Before we leave the subject of classification, we’re going to talk about a general problem for all classifiers: classification imbalance. This occurs when we’re trying to classify items but don’t have an equal number of examples. Detecting fraudulent credit card use is a good example of this

7.1: Classifiers using multiple samples of the dataset

AdaBoost

Pros: Low generalization error, easy to code, works with most classifiers, no parameters to adjust

Cons: Sensitive to outliers

Works with: Numeric values, nominal values

You’ve seen five different algorithms for classification. These algorithms have individual strengths and weaknesses. One idea that naturally arises is combining multiple classifiers. Methods that do this are known as ensemble methods or meta-algorithms. Ensemble methods can take the form of using different algorithms, using the same algorithm with different settings, or assigning different parts of the dataset to different classifiers.

7.1.1: Building classifiers from randomly resampled data: bagging

Bootstrap aggregating, which is known as bagging, is a technique where the data is taken from the original dataset S times to make S new datasets. The datasets are the same size as the original. Each dataset is built by randomly selecting an example from the original with replacement. By “with replacement” I mean that you can select the same example more than once. This property allows you to have values in the new dataset that are repeated, and some values from the original won’t be present in the new set.

After the S datasets are built, a learning algorithm is applied to each one individually. When you’d like to classify a new piece of data, you’d apply our S classifiers to the new piece of data and take a majority vote.

There are more advanced methods of bagging, such as random forests.

7.1.2: Boosting

Boosting is a technique similar to bagging. In bagging, you always use the same type of classifier.
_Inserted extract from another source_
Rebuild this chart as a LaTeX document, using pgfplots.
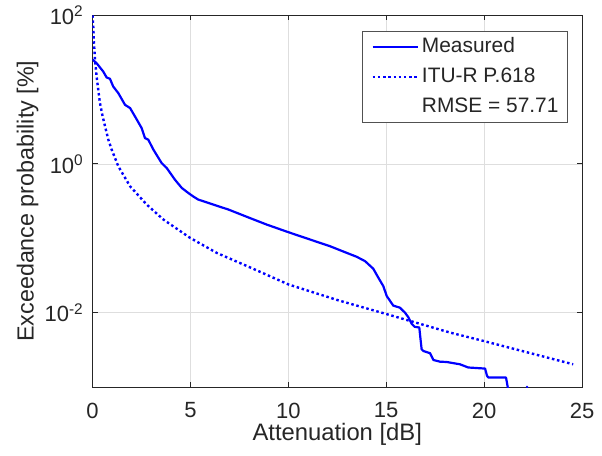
\documentclass[border=0pt]{standalone}
\usepackage{fontspec}
\setmainfont{Liberation Sans}
\usepackage{pgfplots}
\pgfplotsset{compat=1.18}
\definecolor{axgray}{HTML}{262626}
\definecolor{gridgray}{HTML}{DEDEDE}
\definecolor{mblue}{HTML}{0000FF}

\begin{document}
\begin{tikzpicture}
\useasboundingbox (-92.5pt,-68pt) rectangle (509.5pt,387pt);
\begin{axis}[
  at={(0pt,0pt)}, anchor=south west,
  scale only axis,
  width=489.5pt, height=371.7pt,
  xmin=0, xmax=25, ymin=1e-3, ymax=1e2,
  ymode=log,
  xtick={0,5,10,15,20,25},
  ytick={1e-2,1,1e2},
  yticklabels={10\textsuperscript{-2},10\textsuperscript{0},10\textsuperscript{2}},
  yminorticks=false,
  grid=major,
  major grid style={gridgray, line width=0.8pt},
  tick align=inside,
  major tick length=5pt,
  axis line style={axgray, line width=1pt},
  every tick/.style={axgray, line width=1pt},
  /pgf/number format/assume math mode=true,
  tick label style={font=\fontsize{22}{26}\selectfont, text=axgray},
  xticklabel style={anchor=north, inner sep=0pt, yshift=-15.5pt},
  yticklabel style={anchor=east, inner sep=0pt, xshift=-9pt},
  xlabel={Attenuation [dB]},
  ylabel={Exceedance probability [\%]},
  xlabel style={at={(axis description cs:0.5,-0.1426)}, anchor=base,
    font=\fontsize{23.8}{28}\selectfont, text=axgray},
  ylabel style={at={(axis description cs:-0.1205,0.5)}, rotate=0, anchor=base,
    font=\fontsize{23.3}{28}\selectfont, text=axgray},
  legend cell align=left,
  legend image code/.code={\draw[#1] (0pt,0pt) -- (45pt,0pt);},
  legend style={at={(axis description cs:0.971,0.958)}, anchor=north east,
    draw=axgray!80, line width=0.7pt, fill=white,
    inner xsep=9pt, inner ysep=6pt,
    row sep=10.5pt, column sep=3pt,
    font=\fontsize{20.9}{25}\selectfont, text=axgray,
    nodes={inner sep=0pt, text height=15pt, text depth=4.5pt}},
]
\addplot[mblue, line width=2.2pt, line join=round] coordinates {
  (0,25.4)(0.21,22.7)(0.55,17.5)(0.72,14.6)(0.89,14.0)(1.06,11.0)
  (1.32,8.97)(1.66,6.25)(1.92,5.65)(2.17,4.36)(2.51,3.04)(2.68,2.23)
  (2.85,2.12)(3.11,1.56)(3.53,1.03)(3.79,0.883)(4.21,0.615)(4.56,0.476)
  (4.89,0.408)(5.15,0.365)(5.40,0.332)(5.91,0.300)(6.43,0.270)(6.94,0.244)(8.05,0.187)
  (8.90,0.153)(10.0,0.121)(11.11,0.0964)(12.13,0.0783)(12.98,0.0638)
  (13.49,0.0565)(13.92,0.0493)(14.34,0.0390)(14.60,0.0295)(14.85,0.0228)
  (15.03,0.0167)(15.36,0.01245)(15.70,0.01167)(15.96,0.0100)(16.13,0.00871)
  (16.30,0.00708)(16.45,0.00646)(16.69,0.00631)(16.75,0.00447)(16.81,0.00321)
  (16.90,0.00305)(17.24,0.00285)(17.41,0.00231)(17.75,0.00219)(18.09,0.00217)
  (18.77,0.00202)(19.19,0.00183)(20.05,0.00177)(20.15,0.00141)(20.22,0.00134)
  (21.12,0.00134)(21.24,0.00089)
};
\addlegendentry{Measured}
\addplot[mblue, line width=2.4pt, dash pattern=on 2.5pt off 2.7pt] coordinates {
  (0,100)(0.04,70.8)(0.077,41.7)(0.13,25.1)(0.21,15.0)(0.38,6.61)(0.5,4.59)
  (0.64,3.20)(0.81,2.12)(0.98,1.56)(1.32,0.929)(1.57,0.718)(1.92,0.501)
  (2.77,0.284)(3.62,0.179)(4.98,0.1016)(6.34,0.0638)(8.47,0.0363)
  (10.0,0.0240)(12.5,0.0148)(15.03,0.00955)(18.26,0.0054)(19.96,0.00417)
  (24.55,0.00202)
};
\addlegendentry{ITU-R P.618}
\addlegendimage{legend image code/.code={}}
\addlegendentry{RMSE = 57.71}
\addplot[mblue, line width=2.2pt, forget plot] coordinates {
  (22.17,0.00098)(22.23,0.00102)
};
\end{axis}
\end{tikzpicture}
\end{document}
But in boosting, the different classifiers are trained sequentially. Each new classifier is trained based on the performance of those already trained. Boosting makes new classifiers focus on data that was previously misclassified by previous classifiers.
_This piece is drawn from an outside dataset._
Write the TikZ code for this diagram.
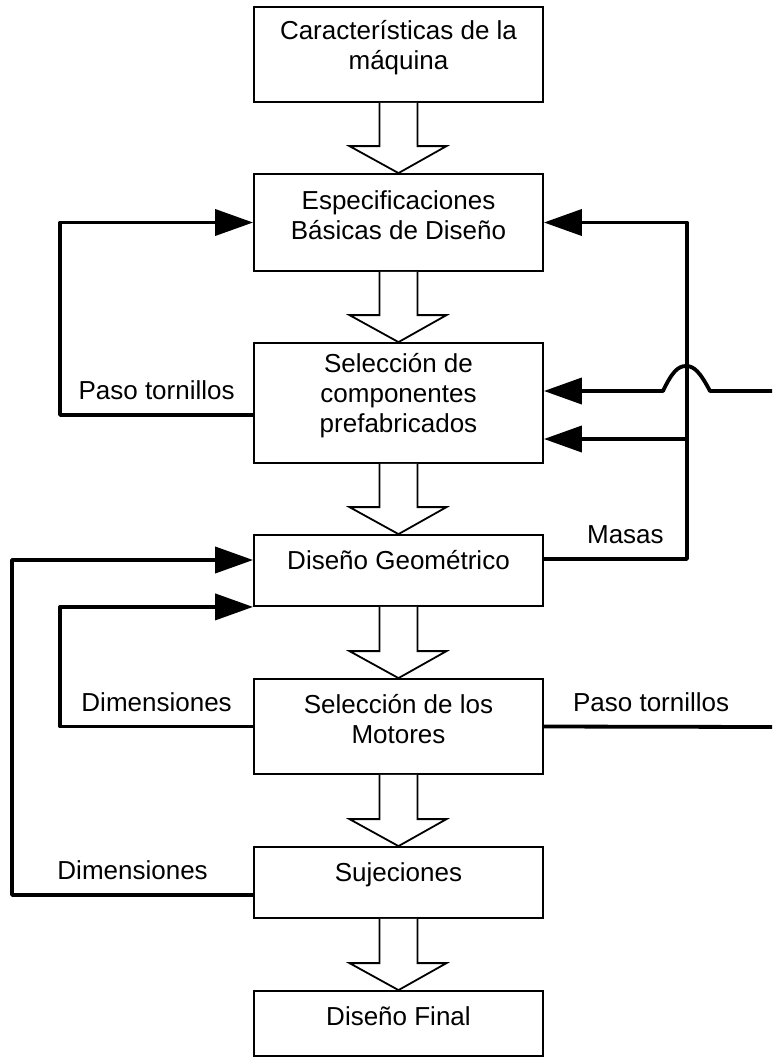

Boosting is different from bagging because the output is calculated from a weighted sum of all classifiers. The weights aren’t equal as in bagging but are based on how successful the classifier was in the previous iteration.
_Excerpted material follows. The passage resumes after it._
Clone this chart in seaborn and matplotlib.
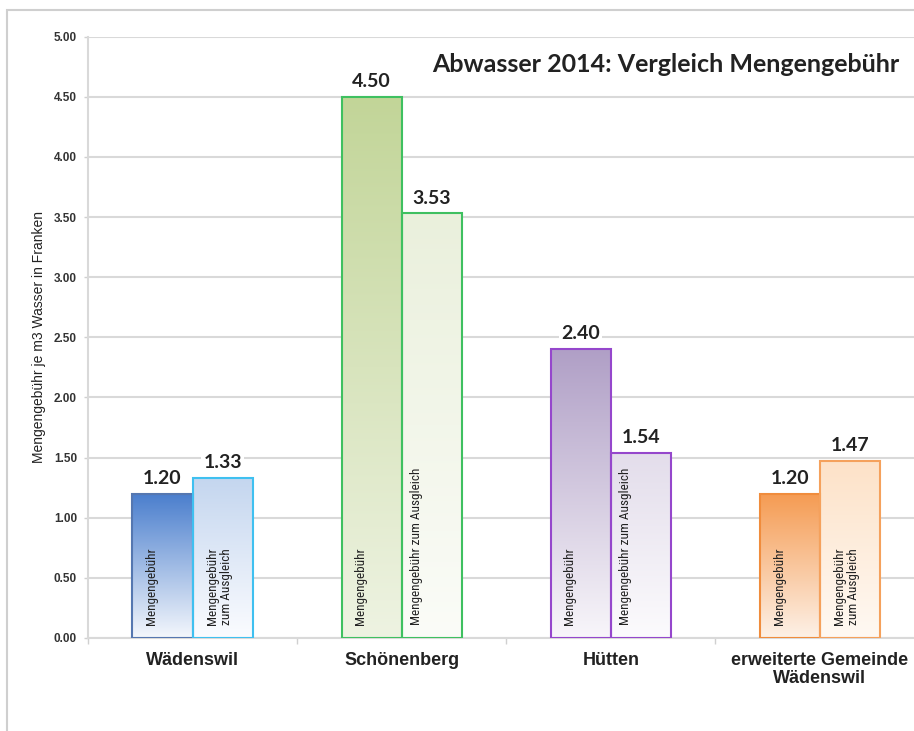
import numpy as np
import pandas as pd
import matplotlib
matplotlib.use("Agg")
import matplotlib.pyplot as plt
import seaborn as sns
from matplotlib import font_manager as fm
from matplotlib.font_manager import FontProperties
from matplotlib.colors import to_rgb
from matplotlib.patches import Rectangle

# ---------------- data ----------------
groups = ["Wädenswil", "Schönenberg", "Hütten", "erweiterte Gemeinde\nWädenswil"]
series = ["Mengengebühr", "Mengengebühr zum Ausgleich"]
gebuehr = [1.20, 4.50, 2.40, 1.20]
ausgleich = [1.33, 3.53, 1.54, 1.47]
inner_labels_left = ["Mengengebühr", "Mengengebühr", "Mengengebühr", "Mengengebühr"]
inner_labels_right = ["Mengengebühr\nzum Ausgleich", "Mengengebühr zum Ausgleich",
                      "Mengengebühr zum Ausgleich", "Mengengebühr\nzum Ausgleich"]
yticks = [0.0, 0.5, 1.0, 1.5, 2.0, 2.5, 3.0, 3.5, 4.0, 4.5, 5.0]
title = "Abwasser 2014: Vergleich Mengengebühr"
ylabel = "Mengengebühr je m3 Wasser in Franken"

df = pd.DataFrame({
    "Gemeinde": groups * 2,
    "Art": [series[0]] * 4 + [series[1]] * 4,
    "Wert": gebuehr + ausgleich,
})

# styles (top colour, bottom colour, edge colour) per bar, left/right per group
styles_left = [("#4a7ecd", "#f4f7fc", "#5577b0"),
               ("#c2d598", "#eef3e2", "#3fc060"),
               ("#b09fc6", "#f8f6fa", "#9547cc"),
               ("#f59b52", "#fdf1e7", "#f08c3c")]
styles_right = [("#c4d6ef", "#fbfcff", "#3fc0f0"),
                ("#eaf0dc", "#fbfcf8", "#3fc060"),
                ("#e3ddeb", "#fcfbfd", "#9547cc"),
                ("#fde2c8", "#fff9f3", "#f5a15c")]

names = {f.name for f in fm.fontManager.ttflist}
calib = "Lato" if "Lato" in names else "DejaVu Sans"

# look for a condensed / narrow font file for the labels inside the bars
narrow_fp = None
prefs = ["LiberationSansNarrow-Bold", "LiberationSansNarrow-Regular",
         "RobotoCondensed", "DejaVuSansCondensed-Bold", "DejaVuSansCondensed",
         "OpenSans_Condensed", "OpenSansCondensed", "Narrow", "Condensed"]
files = [f.fname for f in fm.fontManager.ttflist]
for key in prefs:
    hits = [f for f in files if key.lower() in f.lower() and "italic" not in f.lower()
            and "oblique" not in f.lower()]
    if hits:
        narrow_fp = FontProperties(fname=sorted(hits)[0])
        break
if narrow_fp is None:
    narrow_fp = FontProperties(family="Liberation Sans")
    inner_size = 7.5
else:
    inner_size = 9.5

sns.set_theme(style="white")
plt.rcParams["font.family"] = ["Liberation Sans", "DejaVu Sans"]

fig = plt.figure(figsize=(9.14, 7.31), dpi=100)
fig.patch.set_facecolor("white")
ax = fig.add_axes([88 / 914, (731 - 638) / 731, 1 - 88 / 914, (638 - 36.7) / 731])

sns.barplot(data=df, x="Gemeinde", y="Wert", hue="Art", order=groups,
            hue_order=series, width=0.575, gap=0, legend=False, ax=ax,
            errorbar=None, saturation=1)

xlim = (-0.5, (914 - 193) / 209)
ylim = (0, 5)

patches = sorted(ax.patches, key=lambda p: p.get_x())
for i, p in enumerate(patches):
    g = i // 2
    top, bot, edge = (styles_left if i % 2 == 0 else styles_right)[g]
    x0, y0, w, h = p.get_x(), p.get_y(), p.get_width(), p.get_height()
    t = np.linspace(0, 1, 256)[:, None]
    ct, cb = np.array(to_rgb(top)), np.array(to_rgb(bot))
    img = (ct[None, None, :] * (1 - t[..., None]) + cb[None, None, :] * t[..., None])
    img = np.repeat(img, 2, axis=1)
    im = ax.imshow(img, extent=[x0, x0 + w, y0, y0 + h], origin="upper",
                   aspect="auto", zorder=2, interpolation="bilinear")
    im.set_clip_path(p)
    p.set_facecolor("none")
    p.set_edgecolor(edge)
    p.set_linewidth(1.5)
    p.set_zorder(3)
    # value label
    ax.annotate(f"{h:.2f}", (x0 + w / 2, y0 + h), xytext=(0, 5),
                textcoords="offset points", ha="center", va="bottom",
                fontsize=14, fontweight="bold", family=calib, color="#222222",
                zorder=5,
                bbox=dict(boxstyle="square,pad=0.1", fc="white", ec="none"))
    # inner label
    lab = (inner_labels_left if i % 2 == 0 else inner_labels_right)[g]
    two = "\n" in lab
    xoff = 0.45 if two else (0.32 if i % 2 == 0 else 0.25)
    fp = narrow_fp.copy()
    fp.set_size(inner_size)
    ax.text(x0 + w * xoff, 0.11, lab, rotation=90, ha="center", va="bottom",
            fontproperties=fp, color="#222222", zorder=4,
            multialignment="left", linespacing=1.1)

ax.set_xlim(*xlim)
ax.set_ylim(*ylim)
ax.set_yticks(yticks)
ax.set_yticklabels([f"{v:.2f}" for v in yticks], fontsize=8.5,
                   fontweight="bold", color="#333333")
ax.yaxis.grid(True, color="#d9d9d9", linewidth=1.5, zorder=0)
ax.set_axisbelow(True)
ax.tick_params(axis="y", length=3, color="#d0d0d0", width=1, pad=5, left=True)
ax.tick_params(axis="x", length=0, pad=10)
ax.set_xticks(range(len(groups)))
ax.set_xticklabels(groups, fontsize=13, fontweight="bold", color="#222222",
                   linespacing=1.1)
ax.set_xticks([-0.5, 0.5, 1.5, 2.5], minor=True)
ax.tick_params(axis="x", which="minor", length=4, color="#d0d0d0", width=1,
               bottom=True)
ax.set_xlabel("")
ax.set_ylabel(ylabel, fontsize=10, color="#222222")
ax.yaxis.set_label_coords((46 - 88) / (914 - 88), 0.5)

for s in ["top", "right"]:
    ax.spines[s].set_visible(False)
for s in ["left", "bottom"]:
    ax.spines[s].set_color("#d9d9d9")
    ax.spines[s].set_linewidth(1.5)

fig.text(899 / 914, (731 - 65) / 731, title, ha="right", va="center",
         fontsize=18, fontweight="bold", family=calib, color="#222222")

# outer frame
fig.add_artist(Rectangle((7 / 914, -0.1), 1.2, (731 - 10) / 731 + 0.1,
                         transform=fig.transFigure, fill=False,
                         edgecolor="#cfcfcf", linewidth=1.5, zorder=0))

fig.savefig("out.png", dpi=100, facecolor="white")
7.2: Train: improving the classifier by focusing on errors

AdaBoost is short for adaptive boosting. AdaBoost works this way: A weight is applied to every example in the training data. We’ll call the weight vector D. Initially, these weights are all equal. A weak classifier is first trained on the training data. The errors from the weak classifier are calculated, and the weak classifier is trained a second time with the same dataset. This second time the weak classifier is trained, the weights of the training set are adjusted so the examples properly classified the first time are weighted less and the examples incorrectly classified in the first iteration are weighted more. To get one answer from all of these weak classifiers, AdaBoost assigns α values to each of the classifiers. The α values are based on the error of each weak classifier. The error ϵ is given by

$\epsilon = \large \frac {number \hspace{1mm} of \hspace{1mm} Incorrectly \hspace{1mm} classified \hspace{1mm} examples}{total \hspace{1mm} number \hspace{1mm} of \hspace{1mm} examples}$

α is given by

$\alpha = \Large \frac {1} {2} \ln( \frac {1 - \epsilon }{ \epsilon } )$

After you calculate α, you can update the weight vector D so that the examples that are correctly classified will decrease in weight and the misclassified examples will increase in weight. D is given by

$D_i^{t+1} = \Large \frac { D_i^{t}e^{-\alpha}}{Sum(D)}$

if correctly predicted and

$D_i^{t+1} = \Large \frac { D_i^{t}e^{\alpha}}{Sum(D)}$

After D is calculated, AdaBoost starts on the next iteration. The AdaBoost algorithm repeats the training and weight-adjusting iterations until the training error is 0 or until the number of weak classifiers reaches a user-defined value.

7.3.: Creating a weak learner with a decision stump

A decision stump is a simple decision tree. You saw how decision trees work earlier. Now, we’re going to make a decision stump that makes a decision on one feature only. It’s a tree with only one split, so it’s a stump.